-- Begin --

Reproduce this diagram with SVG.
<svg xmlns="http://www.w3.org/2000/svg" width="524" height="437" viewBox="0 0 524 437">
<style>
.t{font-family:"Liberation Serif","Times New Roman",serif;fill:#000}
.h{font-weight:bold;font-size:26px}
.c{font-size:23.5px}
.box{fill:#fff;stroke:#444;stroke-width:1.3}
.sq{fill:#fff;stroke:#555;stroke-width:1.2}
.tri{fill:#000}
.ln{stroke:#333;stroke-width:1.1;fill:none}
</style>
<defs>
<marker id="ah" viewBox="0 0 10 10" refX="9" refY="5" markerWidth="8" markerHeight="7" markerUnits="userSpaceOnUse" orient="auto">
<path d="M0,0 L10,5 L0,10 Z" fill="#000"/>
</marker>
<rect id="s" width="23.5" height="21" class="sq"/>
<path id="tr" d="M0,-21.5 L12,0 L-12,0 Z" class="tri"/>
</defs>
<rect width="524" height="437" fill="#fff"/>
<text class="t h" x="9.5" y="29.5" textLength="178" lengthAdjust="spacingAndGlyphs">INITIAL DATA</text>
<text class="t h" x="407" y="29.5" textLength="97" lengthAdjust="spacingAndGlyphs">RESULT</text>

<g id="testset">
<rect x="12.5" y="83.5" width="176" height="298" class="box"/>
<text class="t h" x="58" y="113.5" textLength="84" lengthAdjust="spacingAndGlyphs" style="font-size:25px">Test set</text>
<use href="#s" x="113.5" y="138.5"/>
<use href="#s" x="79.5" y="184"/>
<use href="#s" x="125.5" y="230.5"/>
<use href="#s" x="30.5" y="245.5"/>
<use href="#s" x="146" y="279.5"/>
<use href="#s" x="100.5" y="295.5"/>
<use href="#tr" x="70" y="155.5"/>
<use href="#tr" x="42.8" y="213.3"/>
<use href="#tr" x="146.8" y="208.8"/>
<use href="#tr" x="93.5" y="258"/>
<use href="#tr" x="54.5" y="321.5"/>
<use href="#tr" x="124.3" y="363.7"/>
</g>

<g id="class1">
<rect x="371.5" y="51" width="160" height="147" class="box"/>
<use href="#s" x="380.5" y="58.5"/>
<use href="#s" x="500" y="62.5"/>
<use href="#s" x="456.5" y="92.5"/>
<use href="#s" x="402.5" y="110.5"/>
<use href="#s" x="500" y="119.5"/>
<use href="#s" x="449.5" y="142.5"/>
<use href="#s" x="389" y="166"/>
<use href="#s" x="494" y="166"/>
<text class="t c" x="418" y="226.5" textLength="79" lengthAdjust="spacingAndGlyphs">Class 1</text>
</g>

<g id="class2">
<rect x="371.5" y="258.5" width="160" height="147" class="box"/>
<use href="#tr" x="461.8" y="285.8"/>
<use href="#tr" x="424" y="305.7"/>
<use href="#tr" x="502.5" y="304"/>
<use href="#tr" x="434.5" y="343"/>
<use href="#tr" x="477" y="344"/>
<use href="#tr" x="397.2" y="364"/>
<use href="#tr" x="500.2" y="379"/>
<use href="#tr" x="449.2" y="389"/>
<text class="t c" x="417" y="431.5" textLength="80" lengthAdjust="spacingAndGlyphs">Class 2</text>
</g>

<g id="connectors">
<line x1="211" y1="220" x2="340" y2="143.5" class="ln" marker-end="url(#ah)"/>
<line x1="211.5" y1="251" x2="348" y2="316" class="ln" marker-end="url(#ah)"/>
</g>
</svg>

-- End --

▶ _Work to be completed_: From the first line to the last, please quote the material above exactly.

▶ _Answer below_:
Reproduce this diagram with SVG.
<svg xmlns="http://www.w3.org/2000/svg" width="524" height="437" viewBox="0 0 524 437">
<style>
.t{font-family:"Liberation Serif","Times New Roman",serif;fill:#000}
.h{font-weight:bold;font-size:26px}
.c{font-size:23.5px}
.box{fill:#fff;stroke:#444;stroke-width:1.3}
.sq{fill:#fff;stroke:#555;stroke-width:1.2}
.tri{fill:#000}
.ln{stroke:#333;stroke-width:1.1;fill:none}
</style>
<defs>
<marker id="ah" viewBox="0 0 10 10" refX="9" refY="5" markerWidth="8" markerHeight="7" markerUnits="userSpaceOnUse" orient="auto">
<path d="M0,0 L10,5 L0,10 Z" fill="#000"/>
</marker>
<rect id="s" width="23.5" height="21" class="sq"/>
<path id="tr" d="M0,-21.5 L12,0 L-12,0 Z" class="tri"/>
</defs>
<rect width="524" height="437" fill="#fff"/>
<text class="t h" x="9.5" y="29.5" textLength="178" lengthAdjust="spacingAndGlyphs">INITIAL DATA</text>
<text class="t h" x="407" y="29.5" textLength="97" lengthAdjust="spacingAndGlyphs">RESULT</text>

<g id="testset">
<rect x="12.5" y="83.5" width="176" height="298" class="box"/>
<text class="t h" x="58" y="113.5" textLength="84" lengthAdjust="spacingAndGlyphs" style="font-size:25px">Test set</text>
<use href="#s" x="113.5" y="138.5"/>
<use href="#s" x="79.5" y="184"/>
<use href="#s" x="125.5" y="230.5"/>
<use href="#s" x="30.5" y="245.5"/>
<use href="#s" x="146" y="279.5"/>
<use href="#s" x="100.5" y="295.5"/>
<use href="#tr" x="70" y="155.5"/>
<use href="#tr" x="42.8" y="213.3"/>
<use href="#tr" x="146.8" y="208.8"/>
<use href="#tr" x="93.5" y="258"/>
<use href="#tr" x="54.5" y="321.5"/>
<use href="#tr" x="124.3" y="363.7"/>
</g>

<g id="class1">
<rect x="371.5" y="51" width="160" height="147" class="box"/>
<use href="#s" x="380.5" y="58.5"/>
<use href="#s" x="500" y="62.5"/>
<use href="#s" x="456.5" y="92.5"/>
<use href="#s" x="402.5" y="110.5"/>
<use href="#s" x="500" y="119.5"/>
<use href="#s" x="449.5" y="142.5"/>
<use href="#s" x="389" y="166"/>
<use href="#s" x="494" y="166"/>
<text class="t c" x="418" y="226.5" textLength="79" lengthAdjust="spacingAndGlyphs">Class 1</text>
</g>

<g id="class2">
<rect x="371.5" y="258.5" width="160" height="147" class="box"/>
<use href="#tr" x="461.8" y="285.8"/>
<use href="#tr" x="424" y="305.7"/>
<use href="#tr" x="502.5" y="304"/>
<use href="#tr" x="434.5" y="343"/>
<use href="#tr" x="477" y="344"/>
<use href="#tr" x="397.2" y="364"/>
<use href="#tr" x="500.2" y="379"/>
<use href="#tr" x="449.2" y="389"/>
<text class="t c" x="417" y="431.5" textLength="80" lengthAdjust="spacingAndGlyphs">Class 2</text>
</g>

<g id="connectors">
<line x1="211" y1="220" x2="340" y2="143.5" class="ln" marker-end="url(#ah)"/>
<line x1="211.5" y1="251" x2="348" y2="316" class="ln" marker-end="url(#ah)"/>
</g>
</svg>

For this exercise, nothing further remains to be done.